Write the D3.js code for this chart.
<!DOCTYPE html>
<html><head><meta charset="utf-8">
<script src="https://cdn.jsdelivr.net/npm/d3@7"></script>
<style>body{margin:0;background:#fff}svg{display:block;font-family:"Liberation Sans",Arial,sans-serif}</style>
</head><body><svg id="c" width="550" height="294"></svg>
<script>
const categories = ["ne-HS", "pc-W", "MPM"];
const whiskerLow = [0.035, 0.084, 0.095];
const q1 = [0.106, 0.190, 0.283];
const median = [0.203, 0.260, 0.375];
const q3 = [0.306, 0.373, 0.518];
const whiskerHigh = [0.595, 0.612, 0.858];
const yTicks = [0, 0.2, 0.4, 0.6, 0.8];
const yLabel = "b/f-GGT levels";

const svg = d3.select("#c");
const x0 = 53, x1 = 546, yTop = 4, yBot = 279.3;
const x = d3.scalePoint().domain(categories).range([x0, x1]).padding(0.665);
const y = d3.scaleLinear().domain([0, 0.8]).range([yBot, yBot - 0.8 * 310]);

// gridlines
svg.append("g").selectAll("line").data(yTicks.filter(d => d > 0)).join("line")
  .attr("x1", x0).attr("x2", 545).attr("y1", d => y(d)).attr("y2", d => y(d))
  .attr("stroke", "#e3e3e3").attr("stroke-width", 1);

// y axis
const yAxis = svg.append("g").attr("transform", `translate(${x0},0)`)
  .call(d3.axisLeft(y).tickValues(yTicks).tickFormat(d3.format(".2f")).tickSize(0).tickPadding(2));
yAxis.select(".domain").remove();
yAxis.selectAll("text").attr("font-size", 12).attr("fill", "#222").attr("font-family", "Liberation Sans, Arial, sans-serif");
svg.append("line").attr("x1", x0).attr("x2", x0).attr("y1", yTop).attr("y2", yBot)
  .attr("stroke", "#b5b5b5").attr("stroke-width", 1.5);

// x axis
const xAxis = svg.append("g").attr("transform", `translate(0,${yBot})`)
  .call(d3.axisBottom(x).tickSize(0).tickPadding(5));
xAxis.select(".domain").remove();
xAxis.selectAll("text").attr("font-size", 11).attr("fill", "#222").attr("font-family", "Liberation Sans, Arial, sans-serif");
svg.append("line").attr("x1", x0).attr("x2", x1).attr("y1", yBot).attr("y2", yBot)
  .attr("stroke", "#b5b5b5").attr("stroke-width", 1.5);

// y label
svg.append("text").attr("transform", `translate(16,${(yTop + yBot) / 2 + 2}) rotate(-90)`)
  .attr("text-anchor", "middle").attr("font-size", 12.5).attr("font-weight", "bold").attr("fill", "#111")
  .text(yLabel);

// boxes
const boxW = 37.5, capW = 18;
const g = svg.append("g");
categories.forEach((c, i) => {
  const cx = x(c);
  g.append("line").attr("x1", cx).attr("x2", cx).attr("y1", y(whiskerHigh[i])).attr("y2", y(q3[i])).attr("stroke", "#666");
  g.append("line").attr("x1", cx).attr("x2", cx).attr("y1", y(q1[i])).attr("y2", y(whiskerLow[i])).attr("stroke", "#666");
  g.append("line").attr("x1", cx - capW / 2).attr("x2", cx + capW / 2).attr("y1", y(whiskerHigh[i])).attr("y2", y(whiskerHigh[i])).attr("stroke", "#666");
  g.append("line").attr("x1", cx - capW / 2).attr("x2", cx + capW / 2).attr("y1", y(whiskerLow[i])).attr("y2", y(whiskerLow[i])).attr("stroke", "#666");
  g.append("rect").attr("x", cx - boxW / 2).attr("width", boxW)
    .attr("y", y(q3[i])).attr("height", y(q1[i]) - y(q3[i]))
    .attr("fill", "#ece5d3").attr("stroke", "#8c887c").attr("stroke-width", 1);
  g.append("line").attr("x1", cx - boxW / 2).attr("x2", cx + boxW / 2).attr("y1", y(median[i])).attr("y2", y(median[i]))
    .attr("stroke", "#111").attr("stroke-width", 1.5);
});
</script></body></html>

________________

* EXERCISE:
Extract the full listing and reproduce each line exactly.

* EXPECTED ANSWER:
Write the D3.js code for this chart.
<!DOCTYPE html>
<html><head><meta charset="utf-8">
<script src="https://cdn.jsdelivr.net/npm/d3@7"></script>
<style>body{margin:0;background:#fff}svg{display:block;font-family:"Liberation Sans",Arial,sans-serif}</style>
</head><body><svg id="c" width="550" height="294"></svg>
<script>
const categories = ["ne-HS", "pc-W", "MPM"];
const whiskerLow = [0.035, 0.084, 0.095];
const q1 = [0.106, 0.190, 0.283];
const median = [0.203, 0.260, 0.375];
const q3 = [0.306, 0.373, 0.518];
const whiskerHigh = [0.595, 0.612, 0.858];
const yTicks = [0, 0.2, 0.4, 0.6, 0.8];
const yLabel = "b/f-GGT levels";

const svg = d3.select("#c");
const x0 = 53, x1 = 546, yTop = 4, yBot = 279.3;
const x = d3.scalePoint().domain(categories).range([x0, x1]).padding(0.665);
const y = d3.scaleLinear().domain([0, 0.8]).range([yBot, yBot - 0.8 * 310]);

// gridlines
svg.append("g").selectAll("line").data(yTicks.filter(d => d > 0)).join("line")
  .attr("x1", x0).attr("x2", 545).attr("y1", d => y(d)).attr("y2", d => y(d))
  .attr("stroke", "#e3e3e3").attr("stroke-width", 1);

// y axis
const yAxis = svg.append("g").attr("transform", `translate(${x0},0)`)
  .call(d3.axisLeft(y).tickValues(yTicks).tickFormat(d3.format(".2f")).tickSize(0).tickPadding(2));
yAxis.select(".domain").remove();
yAxis.selectAll("text").attr("font-size", 12).attr("fill", "#222").attr("font-family", "Liberation Sans, Arial, sans-serif");
svg.append("line").attr("x1", x0).attr("x2", x0).attr("y1", yTop).attr("y2", yBot)
  .attr("stroke", "#b5b5b5").attr("stroke-width", 1.5);

// x axis
const xAxis = svg.append("g").attr("transform", `translate(0,${yBot})`)
  .call(d3.axisBottom(x).tickSize(0).tickPadding(5));
xAxis.select(".domain").remove();
xAxis.selectAll("text").attr("font-size", 11).attr("fill", "#222").attr("font-family", "Liberation Sans, Arial, sans-serif");
svg.append("line").attr("x1", x0).attr("x2", x1).attr("y1", yBot).attr("y2", yBot)
  .attr("stroke", "#b5b5b5").attr("stroke-width", 1.5);

// y label
svg.append("text").attr("transform", `translate(16,${(yTop + yBot) / 2 + 2}) rotate(-90)`)
  .attr("text-anchor", "middle").attr("font-size", 12.5).attr("font-weight", "bold").attr("fill", "#111")
  .text(yLabel);

// boxes
const boxW = 37.5, capW = 18;
const g = svg.append("g");
categories.forEach((c, i) => {
  const cx = x(c);
  g.append("line").attr("x1", cx).attr("x2", cx).attr("y1", y(whiskerHigh[i])).attr("y2", y(q3[i])).attr("stroke", "#666");
  g.append("line").attr("x1", cx).attr("x2", cx).attr("y1", y(q1[i])).attr("y2", y(whiskerLow[i])).attr("stroke", "#666");
  g.append("line").attr("x1", cx - capW / 2).attr("x2", cx + capW / 2).attr("y1", y(whiskerHigh[i])).attr("y2", y(whiskerHigh[i])).attr("stroke", "#666");
  g.append("line").attr("x1", cx - capW / 2).attr("x2", cx + capW / 2).attr("y1", y(whiskerLow[i])).attr("y2", y(whiskerLow[i])).attr("stroke", "#666");
  g.append("rect").attr("x", cx - boxW / 2).attr("width", boxW)
    .attr("y", y(q3[i])).attr("height", y(q1[i]) - y(q3[i]))
    .attr("fill", "#ece5d3").attr("stroke", "#8c887c").attr("stroke-width", 1);
  g.append("line").attr("x1", cx - boxW / 2).attr("x2", cx + boxW / 2).attr("y1", y(median[i])).attr("y2", y(median[i]))
    .attr("stroke", "#111").attr("stroke-width", 1.5);
});
</script></body></html>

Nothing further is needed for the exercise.